Le secteur de l’éducation a également connu des réformes sous la direction de Moussa Faki Mahamat, avec une mise en avant de l’innovation et de l’intelligence artificielle. Ces efforts visent à moderniser le système éducatif africain et à préparer les jeunes générations aux défis du futur. Par ailleurs, l’Union Africaine a consolidé ses partenariats avec des acteurs internationaux majeurs tels que les Nations unies et l’Union européenne, ce qui a permis de renforcer son poids diplomatique.
Cependant, malgré ces réussites, le bilan de Moussa Faki Mahamat à la tête de la Commission de l’UA n’est pas exempt de critiques. L’une des principales failles de son mandat réside dans la gestion des crises internes au continent. En particulier, la médiation de l’UA dans la crise soudanaise a échoué à apporter des résultats concrets, alors que le conflit se poursuit dans une violence inouïe. La République Démocratique du Congo (RDC) a également été un point de friction majeur, avec la montée en puissance du groupe rebelle M23, soutenu par le Rwanda, qui occupe toujours certaines localités de l’Est du pays. L’UA n’a pas su imposer une solution durable à cette guerre qui menace la stabilité de la région des Grands Lacs.
Autre sujet épineux : le financement de l’organisation. Le manque de ressources financières stables et suffisantes continue d’être un obstacle majeur à la mise en œuvre des projets de l’UA. La dépendance à l’aide internationale et le manque de contributions régulières des États membres ont miné l’efficacité de l’organisation, entravant ainsi ses ambitions de renforcer l’indépendance et l’autonomie de l’Afrique sur le plan diplomatique et opérationnel.
En quittant son poste, Moussa Faki Mahamat laisse ainsi un héritage complexe : celui d’un dirigeant qui a réussi à faire avancer certains projets économiques et sanitaires, mais qui n’a pas pu résoudre les crises politiques majeures qui secouent le continent.
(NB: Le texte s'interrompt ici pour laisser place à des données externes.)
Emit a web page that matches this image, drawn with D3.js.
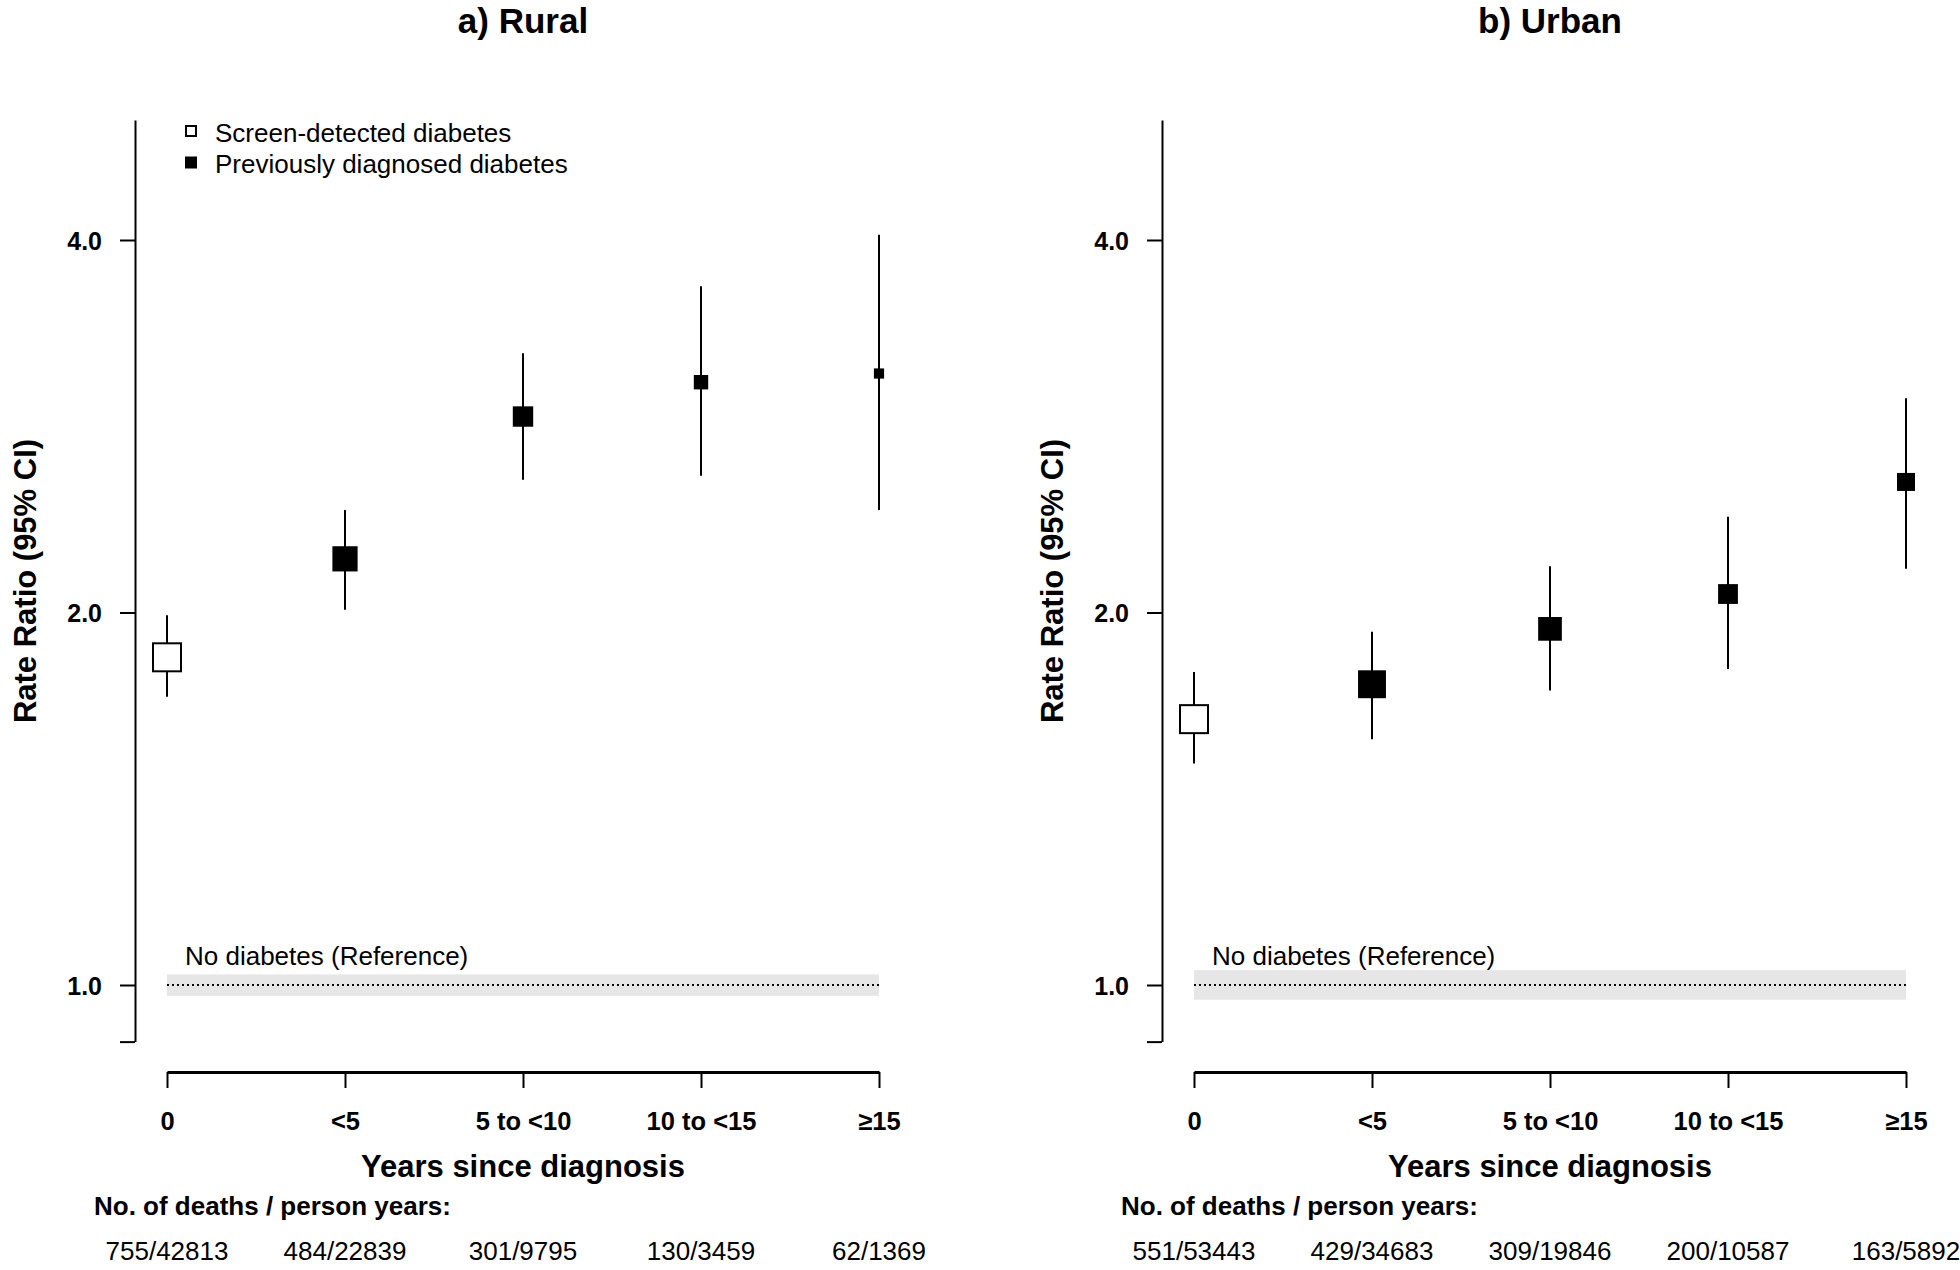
<!DOCTYPE html>
<html>
<head>
<meta charset="utf-8" />
<title>Rate ratio by years since diagnosis</title>
<script src="https://cdn.jsdelivr.net/npm/d3@7"></script>
<style>
  html, body { margin: 0; background: #fff; }
  svg text { font-family: "Liberation Sans", Arial, Helvetica, sans-serif; fill: #000; }
</style>
</head>
<body>
<div id="container"></div>
<script>
// categories on the x axis
var categories = ["0", "<5", "5 to <10", "10 to <15", "\u226515"];
// 0 = screen-detected, 1 = previously diagnosed
var groups = [0, 1, 1, 1, 1];

// rural rate ratios and 95% CI
var ruralRR = [1.84, 2.21, 2.88, 3.07, 3.12];
var ruralLo = [1.71, 2.01, 2.56, 2.58, 2.42];
var ruralHi = [1.99, 2.42, 3.24, 3.67, 4.04];
var ruralWeight = [1.00, 0.84, 0.68, 0.48, 0.34];   // relative box size
var ruralBand = [0.98, 1.02];
var ruralCounts = ["755/42813", "484/22839", "301/9795", "130/3459", "62/1369"];

// urban
var urbanRR = [1.64, 1.75, 1.94, 2.07, 2.55];
var urbanLo = [1.51, 1.58, 1.73, 1.80, 2.17];
var urbanHi = [1.79, 1.93, 2.18, 2.39, 2.98];
var urbanWeight = [1.00, 0.93, 0.79, 0.66, 0.60];
var urbanBand = [0.973, 1.028];
var urbanCounts = ["551/53443", "429/34683", "309/19846", "200/10587", "163/5892"];

var yTicks = [0.9, 1, 2, 4];
var legendLabels = ["Screen-detected diabetes", "Previously diagnosed diabetes"];

var panels = [
  {title: "a) Rural", rr: ruralRR, lo: ruralLo, hi: ruralHi, w: ruralWeight, band: ruralBand, counts: ruralCounts, dx: 0, legend: true},
  {title: "b) Urban", rr: urbanRR, lo: urbanLo, hi: urbanHi, w: urbanWeight, band: urbanBand, counts: urbanCounts, dx: 1027, legend: false}
];

var svg = d3.select("#container").append("svg")
    .attr("width", 1960)
    .attr("height", 1270);

var x = d3.scalePoint().domain(categories).range([167, 879]);
var y = d3.scaleLog().domain([1, 4]).range([985, 240]);
var yAx = y.copy().domain([0.9, 5]).range([y(0.9), y(5)]);
var size = d3.scaleLinear().domain([0, 1]).range([0, 30]);
var axisX = 135;

panels.forEach(function(p) {
  var g = svg.append("g").attr("transform", "translate(" + p.dx + ",0)");

  // title
  g.append("text")
      .attr("x", (x.range()[0] + x.range()[1]) / 2)
      .attr("y", 33)
      .attr("text-anchor", "middle")
      .style("font-size", "35px")
      .style("font-weight", "bold")
      .text(p.title);

  // reference band + dotted line
  g.append("rect")
      .attr("x", x(categories[0]))
      .attr("width", x(categories[4]) - x(categories[0]))
      .attr("y", y(p.band[1]))
      .attr("height", y(p.band[0]) - y(p.band[1]))
      .attr("fill", "#e6e6e6");
  g.append("line")
      .attr("x1", x(categories[0])).attr("x2", x(categories[4]))
      .attr("y1", y(1)).attr("y2", y(1))
      .attr("stroke", "#000")
      .attr("stroke-width", 2)
      .attr("stroke-dasharray", "2,3");
  g.append("text")
      .attr("x", x(categories[0]) + 18)
      .attr("y", 965)
      .style("font-size", "26px")
      .text("No diabetes (Reference)");

  // y axis
  var ya = g.append("g")
      .attr("transform", "translate(" + axisX + ",0)")
      .call(d3.axisLeft(yAx).tickValues(yTicks).tickSize(15).tickSizeOuter(0).tickPadding(18)
        .tickFormat(function(d) { return d < 1 ? "" : d.toFixed(1); }));
  ya.select(".domain").attr("stroke-width", 2);
  ya.selectAll(".tick line").attr("stroke-width", 2);
  ya.selectAll(".tick text")
      .attr("dy", "0.36em")
      .style("font-size", "25px")
      .style("font-weight", "bold")
      .style("font-family", "'Liberation Sans', Arial, sans-serif");

  g.append("text")
      .attr("transform", "translate(36,581) rotate(-90)")
      .attr("text-anchor", "middle")
      .style("font-size", "31px")
      .style("font-weight", "bold")
      .text("Rate Ratio (95% CI)");

  // x axis
  var xa = g.append("g")
      .attr("transform", "translate(0,1072)")
      .call(d3.axisBottom(x).tickSize(16).tickSizeOuter(0));
  xa.select(".domain").attr("stroke-width", 3);
  xa.selectAll(".tick line").attr("stroke-width", 2);
  xa.selectAll(".tick text")
      .attr("y", 58)
      .attr("dy", 0)
      .style("font-size", "25.5px")
      .style("font-weight", "bold")
      .style("font-family", "'Liberation Sans', Arial, sans-serif");

  g.append("text")
      .attr("x", (x.range()[0] + x.range()[1]) / 2)
      .attr("y", 1177)
      .attr("text-anchor", "middle")
      .style("font-size", "31px")
      .style("font-weight", "bold")
      .text("Years since diagnosis");

  g.append("text")
      .attr("x", 94)
      .attr("y", 1215)
      .style("font-size", "26px")
      .style("font-weight", "bold")
      .text("No. of deaths / person years:");

  g.selectAll(".count").data(p.counts).enter().append("text")
      .attr("class", "count")
      .attr("x", function(d, i) { return x(categories[i]); })
      .attr("y", 1260)
      .attr("text-anchor", "middle")
      .style("font-size", "26px")
      .text(function(d) { return d; });

  // CI lines
  g.selectAll(".ci").data(categories).enter().append("line")
      .attr("class", "ci")
      .attr("x1", function(d) { return x(d); })
      .attr("x2", function(d) { return x(d); })
      .attr("y1", function(d, i) { return y(p.lo[i]); })
      .attr("y2", function(d, i) { return y(p.hi[i]); })
      .attr("stroke", "#000")
      .attr("stroke-width", 2);

  // boxes
  g.selectAll(".box").data(categories).enter().append("rect")
      .attr("class", "box")
      .each(function(d, i) {
        var s = size(p.w[i]);
        var open = groups[i] == 0;
        if (open) s -= 2;
        d3.select(this)
          .attr("x", x(d) - s / 2)
          .attr("y", y(p.rr[i]) - s / 2)
          .attr("width", s)
          .attr("height", s)
          .attr("fill", open ? "#fff" : "#000")
          .attr("stroke", open ? "#000" : "none")
          .attr("stroke-width", 2);
      });

  // legend
  if (p.legend) {
    var lg = g.append("g");
    legendLabels.forEach(function(t, i) {
      lg.append("rect")
          .attr("x", 186).attr("y", 126 + i * 31.5)
          .attr("width", 10).attr("height", 10)
          .attr("fill", i == 0 ? "#fff" : "#000")
          .attr("stroke", "#000")
          .attr("stroke-width", 2);
      lg.append("text")
          .attr("x", 215)
          .attr("y", 141.5 + i * 31.5)
          .style("font-size", "26px")
          .text(t);
    });
  }
});
</script>
</body>
</html>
Son successeur, Mahamoud Ali Youssouf, hérite de cette situation difficile, mais également d’opportunités pour faire avancer l’agenda de l’Union Africaine face aux enjeux contemporains.
Le défi est désormais entre les mains de l’ancien ministre djiboutien, qui devra naviguer dans un contexte international et africain marqué par des tensions géopolitiques croissantes, des crises humanitaires persistantes et des défis économiques majeurs. La présidence de la Commission de l’Union Africaine, loin d’être un mandat facile, reste un terrain de lutte pour l’avenir du continent et de son intégration sur la scène mondiale.